# WHAT THE EXERCISE ASKS:
Starting at the line that contains "Write the React, TypeScript" and stopping after the line that contains "ReferenceLine, XAxis, YAxis", copy the lines exactly. Pictures are left out.

Figure scripts
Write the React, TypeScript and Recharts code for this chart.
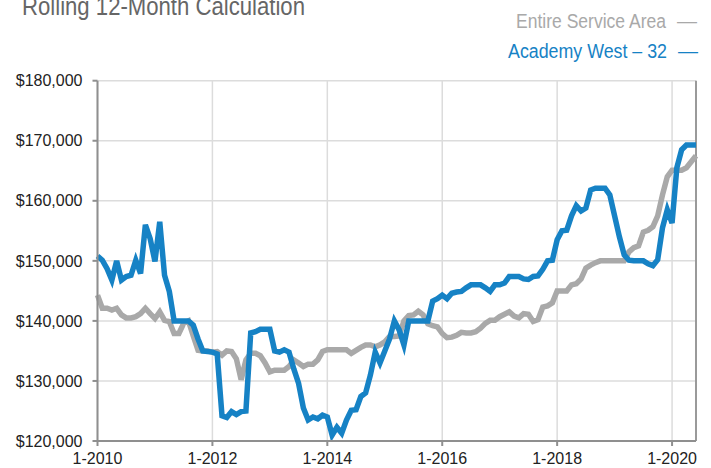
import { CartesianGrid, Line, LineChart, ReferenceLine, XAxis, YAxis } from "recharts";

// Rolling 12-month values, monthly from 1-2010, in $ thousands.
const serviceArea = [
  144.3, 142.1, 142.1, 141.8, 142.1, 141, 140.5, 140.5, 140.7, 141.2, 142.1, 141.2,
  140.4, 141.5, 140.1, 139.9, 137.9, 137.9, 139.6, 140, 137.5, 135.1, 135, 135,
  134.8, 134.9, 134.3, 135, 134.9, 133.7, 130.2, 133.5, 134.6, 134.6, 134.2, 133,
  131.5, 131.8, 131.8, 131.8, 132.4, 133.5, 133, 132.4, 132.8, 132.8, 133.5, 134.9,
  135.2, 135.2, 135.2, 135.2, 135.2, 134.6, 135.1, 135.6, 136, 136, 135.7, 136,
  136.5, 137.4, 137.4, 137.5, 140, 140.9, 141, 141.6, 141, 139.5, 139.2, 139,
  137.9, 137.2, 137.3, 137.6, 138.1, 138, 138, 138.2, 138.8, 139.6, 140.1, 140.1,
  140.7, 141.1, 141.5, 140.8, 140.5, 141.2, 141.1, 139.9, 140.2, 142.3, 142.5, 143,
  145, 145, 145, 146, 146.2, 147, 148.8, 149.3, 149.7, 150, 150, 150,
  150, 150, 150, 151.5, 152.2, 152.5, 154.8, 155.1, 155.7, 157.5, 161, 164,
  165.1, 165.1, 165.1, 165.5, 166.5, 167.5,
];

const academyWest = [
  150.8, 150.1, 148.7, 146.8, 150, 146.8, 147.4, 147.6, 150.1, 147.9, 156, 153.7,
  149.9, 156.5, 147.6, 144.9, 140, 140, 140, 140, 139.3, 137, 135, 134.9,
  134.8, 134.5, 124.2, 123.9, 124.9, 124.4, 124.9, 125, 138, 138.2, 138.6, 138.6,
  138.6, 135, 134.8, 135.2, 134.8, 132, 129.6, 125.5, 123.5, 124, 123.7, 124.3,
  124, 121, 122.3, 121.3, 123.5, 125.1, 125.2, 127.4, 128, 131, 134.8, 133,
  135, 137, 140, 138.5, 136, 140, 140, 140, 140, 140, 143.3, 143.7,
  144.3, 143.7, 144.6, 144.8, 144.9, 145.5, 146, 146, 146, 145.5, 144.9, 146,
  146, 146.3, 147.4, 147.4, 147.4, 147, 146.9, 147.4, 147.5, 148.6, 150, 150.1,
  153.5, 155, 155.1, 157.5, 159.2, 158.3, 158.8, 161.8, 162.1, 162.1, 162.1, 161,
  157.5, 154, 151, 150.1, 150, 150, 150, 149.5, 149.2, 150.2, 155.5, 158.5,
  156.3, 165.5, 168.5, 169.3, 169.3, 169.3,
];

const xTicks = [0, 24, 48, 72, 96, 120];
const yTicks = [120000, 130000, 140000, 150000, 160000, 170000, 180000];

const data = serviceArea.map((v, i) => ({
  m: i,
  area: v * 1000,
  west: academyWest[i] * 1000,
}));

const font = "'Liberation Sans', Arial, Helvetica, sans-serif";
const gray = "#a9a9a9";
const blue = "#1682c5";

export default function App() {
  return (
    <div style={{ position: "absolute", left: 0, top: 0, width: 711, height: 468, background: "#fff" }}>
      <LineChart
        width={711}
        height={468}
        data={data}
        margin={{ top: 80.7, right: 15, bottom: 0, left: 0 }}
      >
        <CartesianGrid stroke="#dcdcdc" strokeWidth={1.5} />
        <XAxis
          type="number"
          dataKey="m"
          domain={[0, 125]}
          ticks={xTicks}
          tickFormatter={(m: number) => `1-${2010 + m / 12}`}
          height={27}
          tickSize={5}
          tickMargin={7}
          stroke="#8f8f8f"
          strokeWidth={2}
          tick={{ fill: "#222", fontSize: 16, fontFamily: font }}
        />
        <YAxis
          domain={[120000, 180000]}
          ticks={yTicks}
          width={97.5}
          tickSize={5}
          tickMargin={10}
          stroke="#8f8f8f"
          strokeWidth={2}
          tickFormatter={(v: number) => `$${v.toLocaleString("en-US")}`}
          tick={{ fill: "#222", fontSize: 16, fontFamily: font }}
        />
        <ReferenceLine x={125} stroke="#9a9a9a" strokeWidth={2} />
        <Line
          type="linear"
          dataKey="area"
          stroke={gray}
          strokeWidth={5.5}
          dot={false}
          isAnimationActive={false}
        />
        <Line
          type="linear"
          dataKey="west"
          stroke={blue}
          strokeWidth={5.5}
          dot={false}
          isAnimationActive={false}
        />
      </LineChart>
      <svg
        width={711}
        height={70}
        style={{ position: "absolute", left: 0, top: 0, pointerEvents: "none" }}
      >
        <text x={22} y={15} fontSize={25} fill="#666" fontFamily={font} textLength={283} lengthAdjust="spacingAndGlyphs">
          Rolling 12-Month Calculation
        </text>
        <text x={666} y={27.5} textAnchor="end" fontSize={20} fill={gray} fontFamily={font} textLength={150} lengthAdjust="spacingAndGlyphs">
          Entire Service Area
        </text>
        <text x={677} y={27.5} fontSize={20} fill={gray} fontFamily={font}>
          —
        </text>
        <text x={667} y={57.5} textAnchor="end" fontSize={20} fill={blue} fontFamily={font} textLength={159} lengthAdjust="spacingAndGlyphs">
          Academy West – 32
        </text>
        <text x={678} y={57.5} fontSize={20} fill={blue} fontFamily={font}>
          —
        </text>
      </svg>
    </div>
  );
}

* * *

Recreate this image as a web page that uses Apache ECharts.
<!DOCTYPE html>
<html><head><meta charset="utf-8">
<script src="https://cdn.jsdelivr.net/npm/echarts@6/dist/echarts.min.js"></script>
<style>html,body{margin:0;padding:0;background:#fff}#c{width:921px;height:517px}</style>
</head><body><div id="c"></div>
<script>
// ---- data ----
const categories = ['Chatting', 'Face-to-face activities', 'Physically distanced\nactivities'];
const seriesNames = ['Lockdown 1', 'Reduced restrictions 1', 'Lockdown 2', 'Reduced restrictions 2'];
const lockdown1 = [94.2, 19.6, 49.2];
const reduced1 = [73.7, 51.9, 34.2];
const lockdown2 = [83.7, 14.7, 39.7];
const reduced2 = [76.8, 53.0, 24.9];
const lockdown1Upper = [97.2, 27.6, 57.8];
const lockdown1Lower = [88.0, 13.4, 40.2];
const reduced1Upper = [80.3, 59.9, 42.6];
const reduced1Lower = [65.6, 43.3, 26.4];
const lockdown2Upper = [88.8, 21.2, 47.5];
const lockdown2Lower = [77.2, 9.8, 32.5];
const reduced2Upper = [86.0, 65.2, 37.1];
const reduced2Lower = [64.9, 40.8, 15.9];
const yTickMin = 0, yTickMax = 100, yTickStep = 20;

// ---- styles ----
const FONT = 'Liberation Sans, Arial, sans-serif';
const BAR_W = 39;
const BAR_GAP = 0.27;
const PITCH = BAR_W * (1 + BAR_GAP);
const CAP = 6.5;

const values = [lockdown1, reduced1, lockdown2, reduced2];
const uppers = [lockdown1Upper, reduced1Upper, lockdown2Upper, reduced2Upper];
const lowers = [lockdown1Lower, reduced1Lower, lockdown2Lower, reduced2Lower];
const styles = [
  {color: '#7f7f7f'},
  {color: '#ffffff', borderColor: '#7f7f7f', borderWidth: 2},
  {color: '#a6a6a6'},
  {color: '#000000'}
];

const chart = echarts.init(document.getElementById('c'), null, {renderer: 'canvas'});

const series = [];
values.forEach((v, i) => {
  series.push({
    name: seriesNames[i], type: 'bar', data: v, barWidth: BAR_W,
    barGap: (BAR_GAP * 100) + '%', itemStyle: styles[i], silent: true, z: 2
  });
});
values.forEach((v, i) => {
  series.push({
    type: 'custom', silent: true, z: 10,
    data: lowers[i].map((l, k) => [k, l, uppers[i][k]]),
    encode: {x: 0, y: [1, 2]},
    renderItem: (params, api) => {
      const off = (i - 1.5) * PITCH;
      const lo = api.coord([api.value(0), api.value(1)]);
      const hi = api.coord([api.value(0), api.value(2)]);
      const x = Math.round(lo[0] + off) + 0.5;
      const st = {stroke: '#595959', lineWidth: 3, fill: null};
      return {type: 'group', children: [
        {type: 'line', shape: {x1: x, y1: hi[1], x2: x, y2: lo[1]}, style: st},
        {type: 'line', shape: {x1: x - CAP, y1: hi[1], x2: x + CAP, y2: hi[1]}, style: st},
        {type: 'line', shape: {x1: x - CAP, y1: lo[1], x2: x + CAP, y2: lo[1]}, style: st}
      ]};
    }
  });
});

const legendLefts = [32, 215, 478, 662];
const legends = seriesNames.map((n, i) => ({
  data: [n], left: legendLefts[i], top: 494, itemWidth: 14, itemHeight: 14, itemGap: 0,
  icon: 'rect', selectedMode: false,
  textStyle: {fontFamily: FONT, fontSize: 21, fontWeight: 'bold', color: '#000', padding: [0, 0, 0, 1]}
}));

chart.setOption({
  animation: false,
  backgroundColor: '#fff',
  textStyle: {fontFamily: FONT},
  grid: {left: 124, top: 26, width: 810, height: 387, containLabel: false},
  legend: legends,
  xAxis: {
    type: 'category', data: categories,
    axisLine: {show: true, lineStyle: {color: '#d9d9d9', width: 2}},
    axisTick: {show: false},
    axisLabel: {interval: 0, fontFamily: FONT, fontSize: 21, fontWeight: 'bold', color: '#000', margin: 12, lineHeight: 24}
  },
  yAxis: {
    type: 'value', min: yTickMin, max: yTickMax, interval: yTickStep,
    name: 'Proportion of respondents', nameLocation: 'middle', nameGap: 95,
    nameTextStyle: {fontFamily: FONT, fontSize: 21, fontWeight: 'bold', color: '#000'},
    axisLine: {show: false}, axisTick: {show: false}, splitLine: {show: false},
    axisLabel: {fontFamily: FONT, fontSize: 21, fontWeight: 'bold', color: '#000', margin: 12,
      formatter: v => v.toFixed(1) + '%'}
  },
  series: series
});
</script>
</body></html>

# WRITTEN ANSWER:
Write the React, TypeScript and Recharts code for this chart.
import { CartesianGrid, Line, LineChart, ReferenceLine, XAxis, YAxis } from "recharts";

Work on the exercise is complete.